**STATED TASK:** Exactly the lines from the one with "Write a Python" through the one with "from matplotlib.patches import", inclusive, are to be repeated, and the pictures are not.

**INPUT MATERIAL:**
* * *

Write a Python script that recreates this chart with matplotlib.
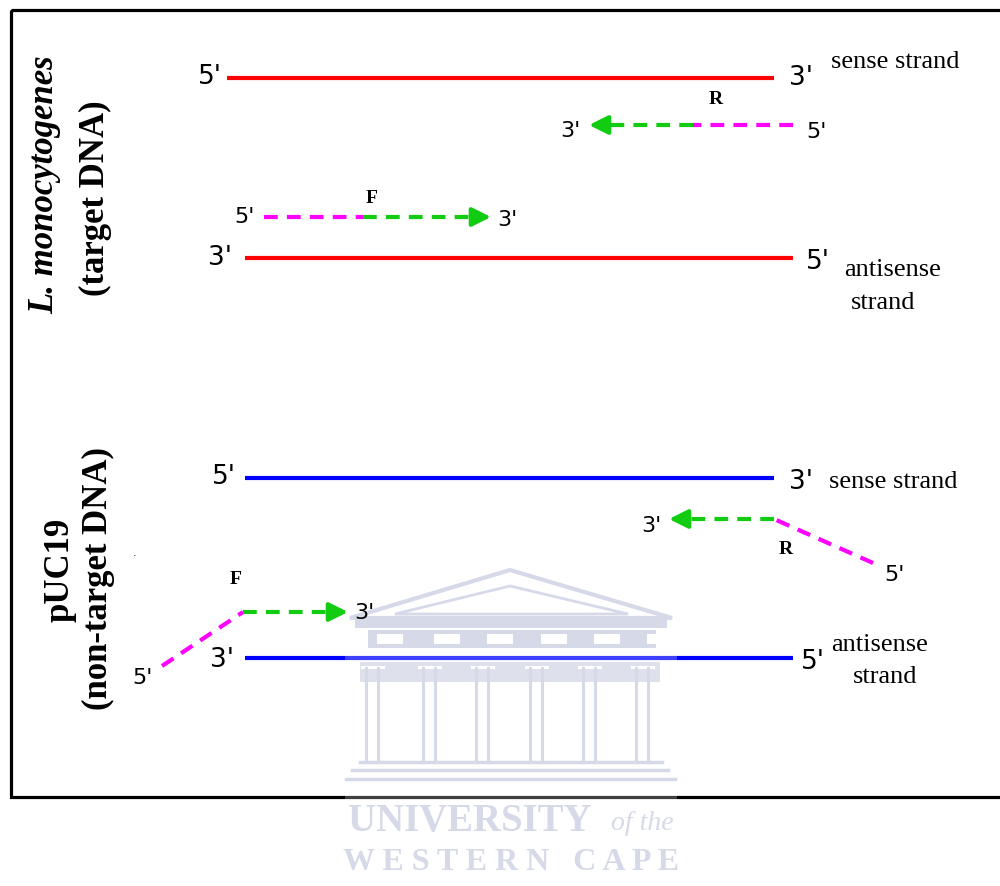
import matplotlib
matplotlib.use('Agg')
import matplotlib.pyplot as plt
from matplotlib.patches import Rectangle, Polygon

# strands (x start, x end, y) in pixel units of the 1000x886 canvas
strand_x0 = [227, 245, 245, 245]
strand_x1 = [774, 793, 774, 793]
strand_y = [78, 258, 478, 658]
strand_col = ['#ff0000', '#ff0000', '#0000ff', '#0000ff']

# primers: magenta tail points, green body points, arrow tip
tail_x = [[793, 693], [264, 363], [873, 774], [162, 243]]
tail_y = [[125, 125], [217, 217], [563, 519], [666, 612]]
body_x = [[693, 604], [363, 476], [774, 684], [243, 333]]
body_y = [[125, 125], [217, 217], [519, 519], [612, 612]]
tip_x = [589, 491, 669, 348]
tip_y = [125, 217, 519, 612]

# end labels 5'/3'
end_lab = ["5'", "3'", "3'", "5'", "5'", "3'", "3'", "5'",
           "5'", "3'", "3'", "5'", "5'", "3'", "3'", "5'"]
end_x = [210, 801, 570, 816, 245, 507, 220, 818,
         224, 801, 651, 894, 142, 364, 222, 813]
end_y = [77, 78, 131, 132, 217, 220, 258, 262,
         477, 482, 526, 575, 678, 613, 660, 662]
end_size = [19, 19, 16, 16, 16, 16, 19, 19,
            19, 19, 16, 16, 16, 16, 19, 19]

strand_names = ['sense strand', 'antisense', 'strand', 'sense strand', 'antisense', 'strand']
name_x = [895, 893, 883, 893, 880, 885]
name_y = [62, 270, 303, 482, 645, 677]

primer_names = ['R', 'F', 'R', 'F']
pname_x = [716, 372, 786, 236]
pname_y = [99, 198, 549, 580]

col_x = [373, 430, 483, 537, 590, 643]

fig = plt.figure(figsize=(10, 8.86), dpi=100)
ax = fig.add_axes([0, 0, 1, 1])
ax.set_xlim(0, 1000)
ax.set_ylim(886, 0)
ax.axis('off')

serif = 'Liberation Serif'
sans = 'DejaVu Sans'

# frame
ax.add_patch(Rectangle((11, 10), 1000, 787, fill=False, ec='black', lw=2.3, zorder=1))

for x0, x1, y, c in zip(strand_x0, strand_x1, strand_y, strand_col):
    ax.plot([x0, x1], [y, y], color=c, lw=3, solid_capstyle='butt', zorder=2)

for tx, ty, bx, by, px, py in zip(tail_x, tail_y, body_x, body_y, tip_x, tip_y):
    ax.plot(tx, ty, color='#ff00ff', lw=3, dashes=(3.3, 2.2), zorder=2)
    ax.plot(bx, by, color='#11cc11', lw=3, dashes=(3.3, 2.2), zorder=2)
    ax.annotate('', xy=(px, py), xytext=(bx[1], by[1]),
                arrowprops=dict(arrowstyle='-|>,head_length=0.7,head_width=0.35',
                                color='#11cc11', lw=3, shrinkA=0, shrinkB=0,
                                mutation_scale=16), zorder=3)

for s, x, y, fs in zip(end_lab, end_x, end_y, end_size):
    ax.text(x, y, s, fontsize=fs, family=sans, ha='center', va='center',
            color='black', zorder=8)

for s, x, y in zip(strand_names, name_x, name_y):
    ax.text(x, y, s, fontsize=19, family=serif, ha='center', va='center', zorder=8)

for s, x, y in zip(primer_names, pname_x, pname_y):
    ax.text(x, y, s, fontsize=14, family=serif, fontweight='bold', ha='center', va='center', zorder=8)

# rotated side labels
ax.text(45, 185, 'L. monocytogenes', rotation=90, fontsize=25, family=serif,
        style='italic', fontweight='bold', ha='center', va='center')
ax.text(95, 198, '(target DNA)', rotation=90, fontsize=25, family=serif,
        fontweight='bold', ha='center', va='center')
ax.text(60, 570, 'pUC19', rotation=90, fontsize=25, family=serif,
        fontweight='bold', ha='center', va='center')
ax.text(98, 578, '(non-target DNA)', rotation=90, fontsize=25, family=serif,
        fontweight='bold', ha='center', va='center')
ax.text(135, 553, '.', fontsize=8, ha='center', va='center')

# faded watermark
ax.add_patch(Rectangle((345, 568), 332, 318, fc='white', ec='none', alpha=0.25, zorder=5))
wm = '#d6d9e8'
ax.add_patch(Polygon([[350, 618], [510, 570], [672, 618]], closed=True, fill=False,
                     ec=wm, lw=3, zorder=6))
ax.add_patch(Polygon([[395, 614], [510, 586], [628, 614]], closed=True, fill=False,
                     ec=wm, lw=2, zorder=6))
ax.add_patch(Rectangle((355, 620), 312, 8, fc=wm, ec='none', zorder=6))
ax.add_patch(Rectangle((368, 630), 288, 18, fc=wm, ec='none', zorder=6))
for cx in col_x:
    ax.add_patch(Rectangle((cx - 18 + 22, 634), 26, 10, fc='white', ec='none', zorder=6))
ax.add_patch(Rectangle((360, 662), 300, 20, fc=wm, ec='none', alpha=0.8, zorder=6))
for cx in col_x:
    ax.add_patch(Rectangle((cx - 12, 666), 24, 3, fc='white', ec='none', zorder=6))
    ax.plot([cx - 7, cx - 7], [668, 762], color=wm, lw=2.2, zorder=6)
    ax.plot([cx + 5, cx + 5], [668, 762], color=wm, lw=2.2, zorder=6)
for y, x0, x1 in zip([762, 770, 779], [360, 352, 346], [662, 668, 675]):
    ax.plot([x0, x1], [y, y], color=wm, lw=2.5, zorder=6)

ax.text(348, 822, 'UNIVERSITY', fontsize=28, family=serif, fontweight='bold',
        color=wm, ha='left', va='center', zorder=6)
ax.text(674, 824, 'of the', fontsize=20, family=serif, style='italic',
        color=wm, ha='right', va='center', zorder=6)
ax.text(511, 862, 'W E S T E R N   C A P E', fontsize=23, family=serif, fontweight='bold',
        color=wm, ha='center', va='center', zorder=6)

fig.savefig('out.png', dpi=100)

* * *

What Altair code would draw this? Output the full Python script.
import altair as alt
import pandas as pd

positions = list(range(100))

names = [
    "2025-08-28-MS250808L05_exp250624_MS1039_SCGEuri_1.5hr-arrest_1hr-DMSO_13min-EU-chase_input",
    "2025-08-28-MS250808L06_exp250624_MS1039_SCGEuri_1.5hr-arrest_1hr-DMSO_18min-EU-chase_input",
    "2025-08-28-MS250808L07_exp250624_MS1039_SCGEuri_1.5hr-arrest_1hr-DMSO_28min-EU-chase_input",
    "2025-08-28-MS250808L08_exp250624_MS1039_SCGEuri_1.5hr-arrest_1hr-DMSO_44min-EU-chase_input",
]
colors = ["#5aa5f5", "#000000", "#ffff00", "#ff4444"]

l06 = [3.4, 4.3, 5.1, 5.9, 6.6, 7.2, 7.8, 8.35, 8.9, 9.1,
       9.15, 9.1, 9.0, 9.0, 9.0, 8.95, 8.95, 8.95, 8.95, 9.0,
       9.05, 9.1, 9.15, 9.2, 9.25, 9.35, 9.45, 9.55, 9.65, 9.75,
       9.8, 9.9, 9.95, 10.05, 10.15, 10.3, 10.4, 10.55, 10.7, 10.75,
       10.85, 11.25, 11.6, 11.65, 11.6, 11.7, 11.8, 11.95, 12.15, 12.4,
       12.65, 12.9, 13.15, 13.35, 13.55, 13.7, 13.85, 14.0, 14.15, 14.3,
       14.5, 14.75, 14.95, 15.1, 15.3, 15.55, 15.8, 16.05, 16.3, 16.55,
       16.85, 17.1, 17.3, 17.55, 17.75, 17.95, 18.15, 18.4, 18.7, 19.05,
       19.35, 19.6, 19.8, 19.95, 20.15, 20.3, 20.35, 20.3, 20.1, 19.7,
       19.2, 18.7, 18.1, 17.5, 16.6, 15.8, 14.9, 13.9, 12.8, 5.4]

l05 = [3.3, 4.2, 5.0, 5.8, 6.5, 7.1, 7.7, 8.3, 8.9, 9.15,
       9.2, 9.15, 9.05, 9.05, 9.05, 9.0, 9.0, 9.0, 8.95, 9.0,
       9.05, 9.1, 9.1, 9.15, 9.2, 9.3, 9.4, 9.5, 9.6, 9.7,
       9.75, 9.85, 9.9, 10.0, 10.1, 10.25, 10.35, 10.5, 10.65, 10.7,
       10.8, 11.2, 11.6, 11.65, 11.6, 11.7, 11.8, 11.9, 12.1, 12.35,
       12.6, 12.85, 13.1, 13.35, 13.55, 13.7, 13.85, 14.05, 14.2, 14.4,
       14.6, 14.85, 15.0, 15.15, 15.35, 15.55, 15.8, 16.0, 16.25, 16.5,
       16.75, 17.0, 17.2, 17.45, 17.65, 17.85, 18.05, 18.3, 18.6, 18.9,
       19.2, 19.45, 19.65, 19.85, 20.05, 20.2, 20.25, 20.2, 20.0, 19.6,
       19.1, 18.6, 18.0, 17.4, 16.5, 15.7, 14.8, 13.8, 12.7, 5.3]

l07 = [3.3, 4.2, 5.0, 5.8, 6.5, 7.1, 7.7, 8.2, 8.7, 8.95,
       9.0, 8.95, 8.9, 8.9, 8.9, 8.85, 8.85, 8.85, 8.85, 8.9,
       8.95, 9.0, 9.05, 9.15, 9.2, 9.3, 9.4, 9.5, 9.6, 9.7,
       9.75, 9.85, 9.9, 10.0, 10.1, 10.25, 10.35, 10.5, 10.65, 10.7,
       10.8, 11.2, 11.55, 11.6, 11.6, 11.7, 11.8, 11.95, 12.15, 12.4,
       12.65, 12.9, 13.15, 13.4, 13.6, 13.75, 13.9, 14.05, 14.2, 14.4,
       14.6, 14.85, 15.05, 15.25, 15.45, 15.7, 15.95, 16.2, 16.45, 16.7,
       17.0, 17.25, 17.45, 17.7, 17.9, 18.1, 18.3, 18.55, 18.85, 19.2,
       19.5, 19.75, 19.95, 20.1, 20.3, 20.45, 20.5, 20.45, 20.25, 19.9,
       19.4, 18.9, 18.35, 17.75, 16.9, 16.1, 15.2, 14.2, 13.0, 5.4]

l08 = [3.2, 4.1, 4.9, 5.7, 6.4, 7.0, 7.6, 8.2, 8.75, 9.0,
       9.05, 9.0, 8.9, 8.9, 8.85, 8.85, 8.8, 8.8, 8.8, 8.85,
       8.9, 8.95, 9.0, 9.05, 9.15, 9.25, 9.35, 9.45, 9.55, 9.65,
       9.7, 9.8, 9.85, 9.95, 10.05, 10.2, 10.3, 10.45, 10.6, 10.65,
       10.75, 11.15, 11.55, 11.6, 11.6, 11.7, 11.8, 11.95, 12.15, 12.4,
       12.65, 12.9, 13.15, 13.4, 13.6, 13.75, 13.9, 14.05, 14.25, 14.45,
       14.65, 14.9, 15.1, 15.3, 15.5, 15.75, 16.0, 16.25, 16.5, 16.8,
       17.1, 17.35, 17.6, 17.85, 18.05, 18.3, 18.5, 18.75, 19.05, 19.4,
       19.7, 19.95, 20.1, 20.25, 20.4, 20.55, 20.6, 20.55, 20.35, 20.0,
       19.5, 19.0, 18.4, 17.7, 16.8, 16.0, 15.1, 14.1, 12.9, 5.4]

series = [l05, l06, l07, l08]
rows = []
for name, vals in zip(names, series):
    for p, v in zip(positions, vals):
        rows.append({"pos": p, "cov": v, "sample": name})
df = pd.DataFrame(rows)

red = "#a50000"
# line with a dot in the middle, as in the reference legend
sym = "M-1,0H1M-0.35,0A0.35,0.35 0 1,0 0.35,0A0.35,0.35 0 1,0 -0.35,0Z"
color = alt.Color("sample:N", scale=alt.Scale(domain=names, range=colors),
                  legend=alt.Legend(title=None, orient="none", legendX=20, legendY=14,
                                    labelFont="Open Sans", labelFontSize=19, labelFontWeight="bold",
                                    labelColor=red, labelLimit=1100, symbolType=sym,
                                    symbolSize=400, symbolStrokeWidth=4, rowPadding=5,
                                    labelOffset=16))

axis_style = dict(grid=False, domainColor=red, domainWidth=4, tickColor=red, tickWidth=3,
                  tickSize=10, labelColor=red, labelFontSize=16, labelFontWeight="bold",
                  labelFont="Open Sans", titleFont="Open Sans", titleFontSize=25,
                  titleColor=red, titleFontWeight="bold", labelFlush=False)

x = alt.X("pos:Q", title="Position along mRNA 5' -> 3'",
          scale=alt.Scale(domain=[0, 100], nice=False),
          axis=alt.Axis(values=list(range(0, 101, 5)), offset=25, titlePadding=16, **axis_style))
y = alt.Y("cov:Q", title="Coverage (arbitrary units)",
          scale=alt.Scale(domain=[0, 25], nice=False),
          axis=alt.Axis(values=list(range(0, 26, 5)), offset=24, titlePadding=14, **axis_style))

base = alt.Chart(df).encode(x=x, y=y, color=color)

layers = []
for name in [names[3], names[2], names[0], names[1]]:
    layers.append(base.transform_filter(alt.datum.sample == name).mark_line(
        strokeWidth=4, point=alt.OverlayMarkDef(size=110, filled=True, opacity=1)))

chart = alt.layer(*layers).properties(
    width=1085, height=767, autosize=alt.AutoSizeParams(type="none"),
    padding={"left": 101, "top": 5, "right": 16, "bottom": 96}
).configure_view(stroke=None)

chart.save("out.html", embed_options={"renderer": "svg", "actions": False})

* * *

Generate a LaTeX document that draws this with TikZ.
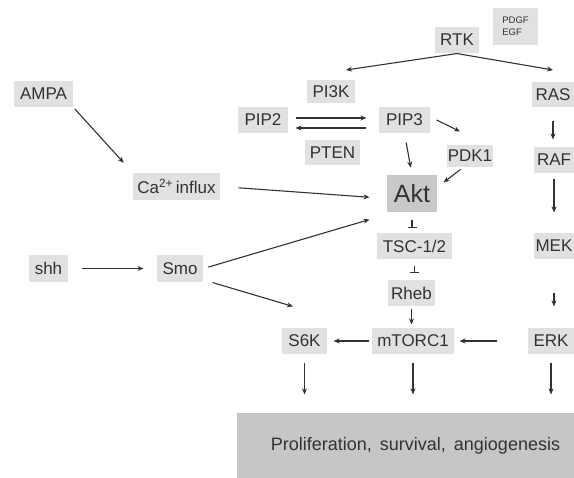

* * *

**RIGHT ANSWER:**
Write a Python script that recreates this chart with matplotlib.
import matplotlib
matplotlib.use('Agg')
import matplotlib.pyplot as plt
from matplotlib.patches import Rectangle, Polygon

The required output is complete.